Data supplied start

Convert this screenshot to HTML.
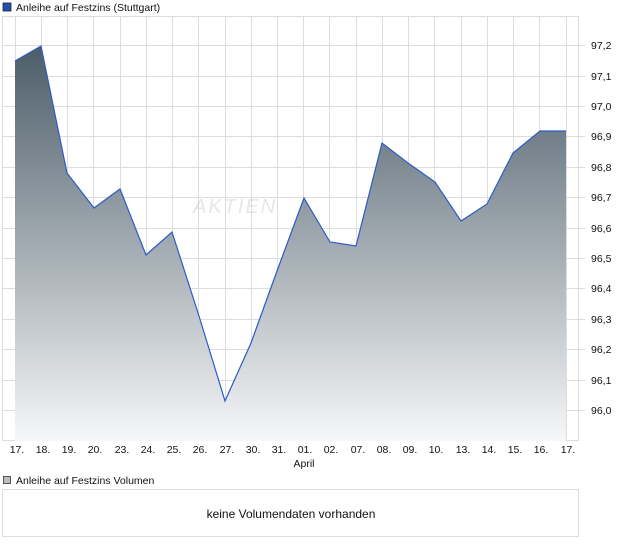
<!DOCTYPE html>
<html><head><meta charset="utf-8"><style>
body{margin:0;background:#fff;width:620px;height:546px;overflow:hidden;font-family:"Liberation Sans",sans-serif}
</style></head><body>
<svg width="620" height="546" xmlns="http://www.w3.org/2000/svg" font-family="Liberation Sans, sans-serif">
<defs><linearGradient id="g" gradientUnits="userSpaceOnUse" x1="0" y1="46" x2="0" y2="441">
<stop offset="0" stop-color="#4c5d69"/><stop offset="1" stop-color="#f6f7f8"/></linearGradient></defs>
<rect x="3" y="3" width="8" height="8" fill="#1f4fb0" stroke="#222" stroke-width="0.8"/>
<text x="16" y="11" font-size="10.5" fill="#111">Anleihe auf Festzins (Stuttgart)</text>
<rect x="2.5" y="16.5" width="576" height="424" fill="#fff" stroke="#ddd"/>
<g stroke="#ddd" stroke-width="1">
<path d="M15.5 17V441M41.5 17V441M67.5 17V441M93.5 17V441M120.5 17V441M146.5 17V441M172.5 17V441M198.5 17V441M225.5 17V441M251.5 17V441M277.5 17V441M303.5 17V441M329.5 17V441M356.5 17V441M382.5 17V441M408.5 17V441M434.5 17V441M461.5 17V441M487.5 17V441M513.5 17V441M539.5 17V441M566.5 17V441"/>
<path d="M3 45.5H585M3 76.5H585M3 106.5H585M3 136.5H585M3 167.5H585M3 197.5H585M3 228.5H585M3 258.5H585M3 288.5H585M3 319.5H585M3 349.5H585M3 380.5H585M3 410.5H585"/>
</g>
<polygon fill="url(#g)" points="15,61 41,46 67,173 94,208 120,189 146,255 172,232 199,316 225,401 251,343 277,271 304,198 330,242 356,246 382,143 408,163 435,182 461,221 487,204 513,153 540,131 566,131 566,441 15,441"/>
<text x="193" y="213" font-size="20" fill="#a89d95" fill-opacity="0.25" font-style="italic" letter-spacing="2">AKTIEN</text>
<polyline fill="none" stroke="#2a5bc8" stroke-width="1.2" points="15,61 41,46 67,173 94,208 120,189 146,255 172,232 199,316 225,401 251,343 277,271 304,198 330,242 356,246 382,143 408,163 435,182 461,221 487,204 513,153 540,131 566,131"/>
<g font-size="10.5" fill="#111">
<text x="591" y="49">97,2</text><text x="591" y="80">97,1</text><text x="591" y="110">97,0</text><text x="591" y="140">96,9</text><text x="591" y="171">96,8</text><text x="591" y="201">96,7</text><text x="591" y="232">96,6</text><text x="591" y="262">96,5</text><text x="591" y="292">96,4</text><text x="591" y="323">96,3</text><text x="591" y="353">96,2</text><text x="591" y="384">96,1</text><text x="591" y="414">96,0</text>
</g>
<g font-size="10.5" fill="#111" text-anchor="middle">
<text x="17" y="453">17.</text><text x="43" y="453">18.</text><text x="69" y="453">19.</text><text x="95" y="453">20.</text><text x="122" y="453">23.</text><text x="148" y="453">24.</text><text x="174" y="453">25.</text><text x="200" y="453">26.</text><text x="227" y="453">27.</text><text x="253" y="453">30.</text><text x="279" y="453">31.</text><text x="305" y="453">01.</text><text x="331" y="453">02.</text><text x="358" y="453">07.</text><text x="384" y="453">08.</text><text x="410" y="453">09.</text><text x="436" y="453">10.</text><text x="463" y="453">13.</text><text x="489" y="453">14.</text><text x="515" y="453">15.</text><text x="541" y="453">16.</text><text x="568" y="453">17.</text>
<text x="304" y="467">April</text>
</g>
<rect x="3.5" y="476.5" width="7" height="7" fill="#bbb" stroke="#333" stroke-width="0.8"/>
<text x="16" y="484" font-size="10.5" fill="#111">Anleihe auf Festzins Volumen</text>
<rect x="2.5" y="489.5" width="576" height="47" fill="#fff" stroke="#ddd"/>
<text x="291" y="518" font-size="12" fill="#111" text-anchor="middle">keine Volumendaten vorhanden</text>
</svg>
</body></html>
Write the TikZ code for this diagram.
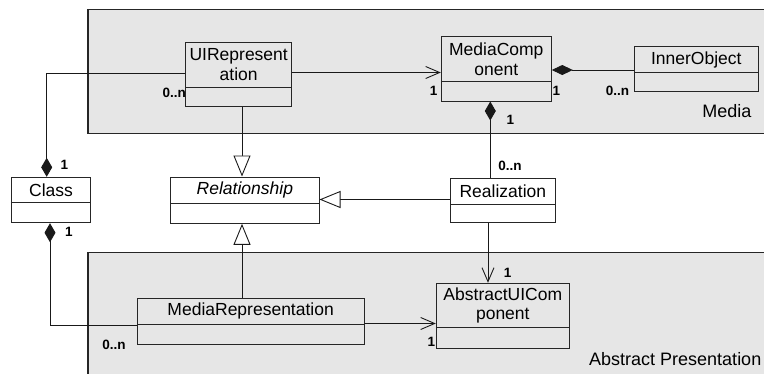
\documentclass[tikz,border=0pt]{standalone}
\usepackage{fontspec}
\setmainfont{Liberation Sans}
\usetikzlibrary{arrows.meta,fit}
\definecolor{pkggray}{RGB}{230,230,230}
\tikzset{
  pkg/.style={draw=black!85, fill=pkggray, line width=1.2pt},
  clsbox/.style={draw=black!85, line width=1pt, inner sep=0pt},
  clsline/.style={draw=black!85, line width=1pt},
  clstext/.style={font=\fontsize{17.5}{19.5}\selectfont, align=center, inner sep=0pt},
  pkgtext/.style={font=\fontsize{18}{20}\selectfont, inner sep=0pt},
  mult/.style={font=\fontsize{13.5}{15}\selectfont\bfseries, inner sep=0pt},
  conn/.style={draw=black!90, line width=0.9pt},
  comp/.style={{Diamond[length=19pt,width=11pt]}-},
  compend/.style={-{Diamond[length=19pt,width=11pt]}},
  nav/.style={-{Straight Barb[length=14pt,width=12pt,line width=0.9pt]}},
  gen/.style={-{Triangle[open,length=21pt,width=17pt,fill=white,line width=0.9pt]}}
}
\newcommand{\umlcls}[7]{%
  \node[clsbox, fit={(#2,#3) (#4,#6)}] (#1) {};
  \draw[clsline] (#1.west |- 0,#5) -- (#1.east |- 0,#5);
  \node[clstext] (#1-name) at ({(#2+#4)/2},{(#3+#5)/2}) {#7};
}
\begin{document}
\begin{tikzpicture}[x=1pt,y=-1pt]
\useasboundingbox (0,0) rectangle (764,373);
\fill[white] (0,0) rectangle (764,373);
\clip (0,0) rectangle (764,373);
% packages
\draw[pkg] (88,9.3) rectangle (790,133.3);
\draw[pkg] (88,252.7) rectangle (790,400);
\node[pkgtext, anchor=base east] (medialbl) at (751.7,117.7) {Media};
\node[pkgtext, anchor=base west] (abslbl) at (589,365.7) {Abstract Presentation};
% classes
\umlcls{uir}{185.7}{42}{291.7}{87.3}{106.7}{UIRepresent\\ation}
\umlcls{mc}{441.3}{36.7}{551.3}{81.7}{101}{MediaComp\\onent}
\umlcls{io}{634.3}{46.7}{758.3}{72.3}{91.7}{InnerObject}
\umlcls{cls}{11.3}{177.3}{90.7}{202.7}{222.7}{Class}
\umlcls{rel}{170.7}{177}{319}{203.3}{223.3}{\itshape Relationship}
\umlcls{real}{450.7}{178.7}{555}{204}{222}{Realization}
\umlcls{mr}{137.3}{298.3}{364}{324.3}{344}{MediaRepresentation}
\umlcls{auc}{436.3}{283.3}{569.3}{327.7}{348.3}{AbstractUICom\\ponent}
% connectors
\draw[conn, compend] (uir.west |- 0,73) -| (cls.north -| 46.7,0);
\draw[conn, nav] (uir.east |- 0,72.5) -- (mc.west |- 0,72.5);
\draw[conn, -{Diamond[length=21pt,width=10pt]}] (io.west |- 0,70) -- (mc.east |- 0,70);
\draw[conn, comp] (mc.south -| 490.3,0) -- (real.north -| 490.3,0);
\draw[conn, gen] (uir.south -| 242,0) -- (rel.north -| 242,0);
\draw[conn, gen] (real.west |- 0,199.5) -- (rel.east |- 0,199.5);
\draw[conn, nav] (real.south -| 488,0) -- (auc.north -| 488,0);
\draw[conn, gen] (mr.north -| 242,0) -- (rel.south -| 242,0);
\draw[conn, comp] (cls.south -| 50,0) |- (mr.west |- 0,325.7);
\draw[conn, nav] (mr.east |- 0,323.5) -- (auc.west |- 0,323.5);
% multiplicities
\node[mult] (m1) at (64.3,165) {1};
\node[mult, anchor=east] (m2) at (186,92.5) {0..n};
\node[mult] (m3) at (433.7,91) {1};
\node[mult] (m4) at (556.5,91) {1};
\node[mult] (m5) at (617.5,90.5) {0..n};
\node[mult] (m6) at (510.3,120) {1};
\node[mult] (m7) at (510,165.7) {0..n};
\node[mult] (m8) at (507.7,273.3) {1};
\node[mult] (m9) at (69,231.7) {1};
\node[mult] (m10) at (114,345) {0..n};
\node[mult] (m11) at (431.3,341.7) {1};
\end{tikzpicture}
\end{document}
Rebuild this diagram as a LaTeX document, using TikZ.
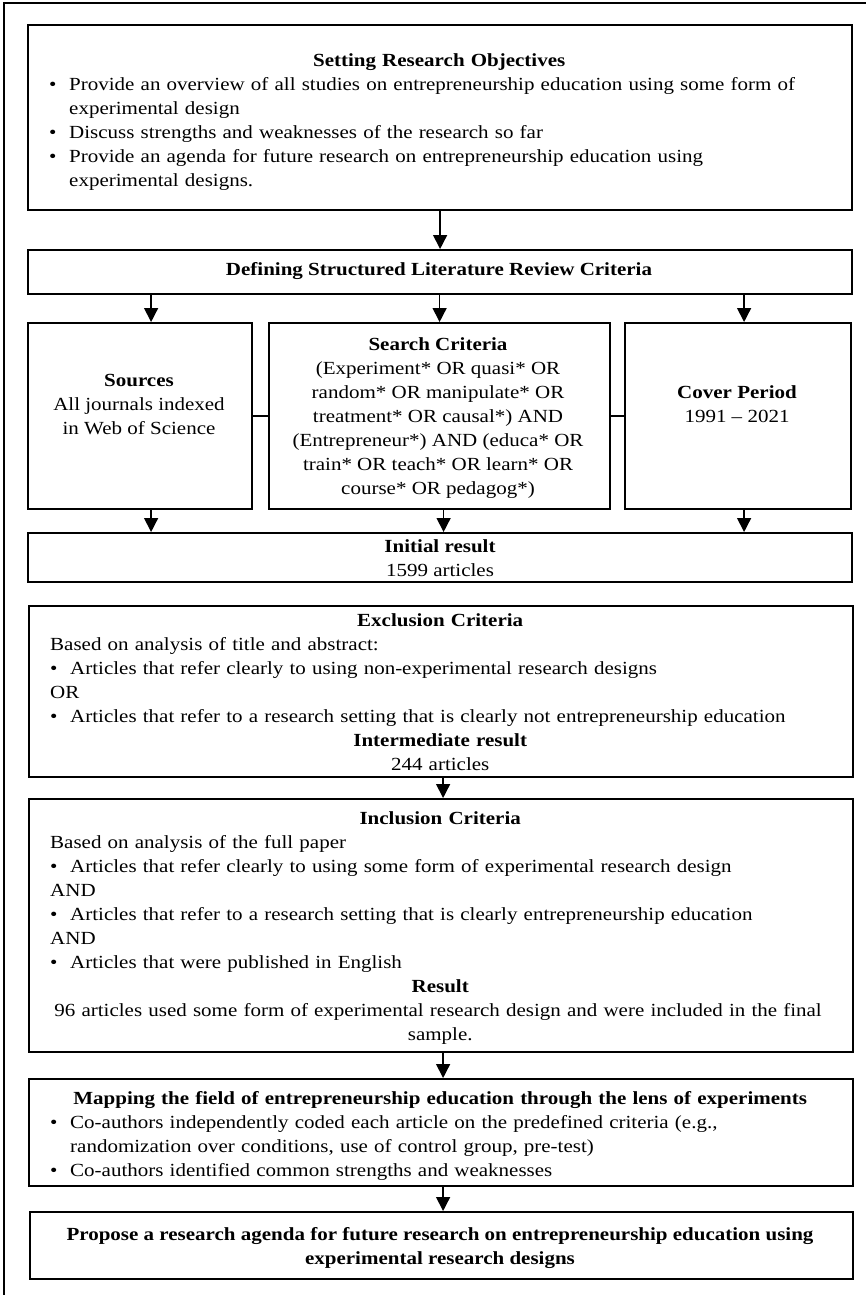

Data supplied end

> Given exercise
Find how many lines include the string "this" and report that number alone.

> The result
3